I didn’t even have to ask. My mother sent it to me this morning. Unsolicited. The town hens know all about us already.
The message was followed with the shocked emoji face, the one that looked like it was from the Edvard Munch painting.
I laughed out loud in my room as I thought about a response.
I guess I’ll go to the party, since the whole town already knows about our arrangement, and I did, singlehandedly, design the whole hall.
I didn’t have to wait long before he answered me.
I’ll be at the B and B at six to pick you up. Wear something festive. ;)
I giggled again.
So now you’re telling me what to wear? What happened to “casual”?
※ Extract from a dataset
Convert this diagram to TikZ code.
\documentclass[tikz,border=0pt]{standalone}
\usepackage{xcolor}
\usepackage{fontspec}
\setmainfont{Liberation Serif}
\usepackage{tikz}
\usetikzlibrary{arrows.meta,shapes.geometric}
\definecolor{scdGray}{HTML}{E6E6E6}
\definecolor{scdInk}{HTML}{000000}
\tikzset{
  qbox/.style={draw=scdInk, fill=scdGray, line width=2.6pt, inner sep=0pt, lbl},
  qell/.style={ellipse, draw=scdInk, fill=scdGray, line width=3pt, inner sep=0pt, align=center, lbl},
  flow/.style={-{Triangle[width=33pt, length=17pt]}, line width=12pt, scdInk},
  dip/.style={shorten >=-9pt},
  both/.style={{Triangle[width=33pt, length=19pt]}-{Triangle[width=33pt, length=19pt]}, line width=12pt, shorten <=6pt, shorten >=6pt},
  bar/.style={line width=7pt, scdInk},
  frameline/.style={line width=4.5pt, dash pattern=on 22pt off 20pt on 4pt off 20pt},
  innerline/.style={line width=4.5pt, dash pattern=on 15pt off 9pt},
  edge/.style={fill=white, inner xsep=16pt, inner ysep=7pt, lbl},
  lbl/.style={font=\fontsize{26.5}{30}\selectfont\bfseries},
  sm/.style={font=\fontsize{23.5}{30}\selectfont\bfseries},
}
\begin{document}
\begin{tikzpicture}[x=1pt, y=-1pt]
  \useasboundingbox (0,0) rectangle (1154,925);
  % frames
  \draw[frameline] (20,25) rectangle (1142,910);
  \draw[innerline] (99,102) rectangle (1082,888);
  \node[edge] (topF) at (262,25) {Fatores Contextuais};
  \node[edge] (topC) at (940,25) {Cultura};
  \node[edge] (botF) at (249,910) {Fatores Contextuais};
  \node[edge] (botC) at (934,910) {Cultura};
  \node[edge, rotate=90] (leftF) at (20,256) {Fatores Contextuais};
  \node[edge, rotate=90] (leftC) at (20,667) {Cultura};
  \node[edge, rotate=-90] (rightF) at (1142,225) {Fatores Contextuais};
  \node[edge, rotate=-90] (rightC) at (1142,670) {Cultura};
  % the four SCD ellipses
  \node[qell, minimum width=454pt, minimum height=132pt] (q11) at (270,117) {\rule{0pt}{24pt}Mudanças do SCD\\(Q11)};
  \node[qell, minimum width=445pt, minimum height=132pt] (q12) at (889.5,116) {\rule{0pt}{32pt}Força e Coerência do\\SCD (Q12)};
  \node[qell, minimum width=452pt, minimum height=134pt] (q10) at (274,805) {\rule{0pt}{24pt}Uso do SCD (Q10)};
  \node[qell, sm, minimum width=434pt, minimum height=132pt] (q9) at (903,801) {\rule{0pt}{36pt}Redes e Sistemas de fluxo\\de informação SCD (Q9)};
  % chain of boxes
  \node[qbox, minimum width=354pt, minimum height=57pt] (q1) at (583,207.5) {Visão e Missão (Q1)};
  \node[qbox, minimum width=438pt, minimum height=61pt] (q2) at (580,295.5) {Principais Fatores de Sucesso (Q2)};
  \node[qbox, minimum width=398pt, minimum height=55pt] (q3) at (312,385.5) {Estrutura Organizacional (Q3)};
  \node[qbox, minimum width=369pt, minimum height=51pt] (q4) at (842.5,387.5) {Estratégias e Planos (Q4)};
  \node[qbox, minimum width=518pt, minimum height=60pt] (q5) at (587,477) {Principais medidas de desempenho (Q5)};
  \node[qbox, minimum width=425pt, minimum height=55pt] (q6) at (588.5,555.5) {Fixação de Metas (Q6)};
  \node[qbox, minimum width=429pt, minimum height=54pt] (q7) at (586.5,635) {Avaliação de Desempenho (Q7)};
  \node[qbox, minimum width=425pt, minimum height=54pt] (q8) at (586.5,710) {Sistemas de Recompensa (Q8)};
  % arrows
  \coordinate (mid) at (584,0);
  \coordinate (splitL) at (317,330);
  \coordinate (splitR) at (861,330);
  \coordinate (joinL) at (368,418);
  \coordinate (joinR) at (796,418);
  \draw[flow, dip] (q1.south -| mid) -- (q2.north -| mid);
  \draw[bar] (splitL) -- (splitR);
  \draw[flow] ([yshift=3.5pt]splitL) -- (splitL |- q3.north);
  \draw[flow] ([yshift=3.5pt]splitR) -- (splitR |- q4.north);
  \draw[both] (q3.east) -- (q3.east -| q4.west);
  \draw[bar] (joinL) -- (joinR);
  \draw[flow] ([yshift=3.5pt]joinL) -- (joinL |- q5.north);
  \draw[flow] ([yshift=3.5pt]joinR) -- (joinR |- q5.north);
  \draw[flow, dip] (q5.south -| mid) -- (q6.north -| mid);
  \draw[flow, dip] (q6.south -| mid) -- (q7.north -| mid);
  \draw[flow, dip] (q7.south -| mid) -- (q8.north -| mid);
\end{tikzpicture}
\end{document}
His only response was the emoji sticking his tongue out. I tried not to read too much into it.
Well, that’s what I told myself.
9
Garrett
I was nervous. I hadn’t been nervous to see a woman in years. This felt like a blind date. Or prom night. Not picking up a friend to go to a church Christmas party. Maybe it was the fact that when we walked in there together, the whole town would know that Bianca and I were sleeping together. Or maybe it was just because I wasn’t sure how to approach this whole arrangement anymore.
This morning, as soon as I woke up, my mother called. She ranted and raved about how Mrs. Henderson saw me leaving Bianca’s room very “early”. I could tell she was elated, hoping that this was it and I would finally get married and make her a grandma. I didn’t give her any information, just listened to her go on and on until she was done. Then I told her that I ate dinner with Bianca and left it at that. But my mom wasn’t an idiot, and neither were the townspeople of Gandy’s Ridge.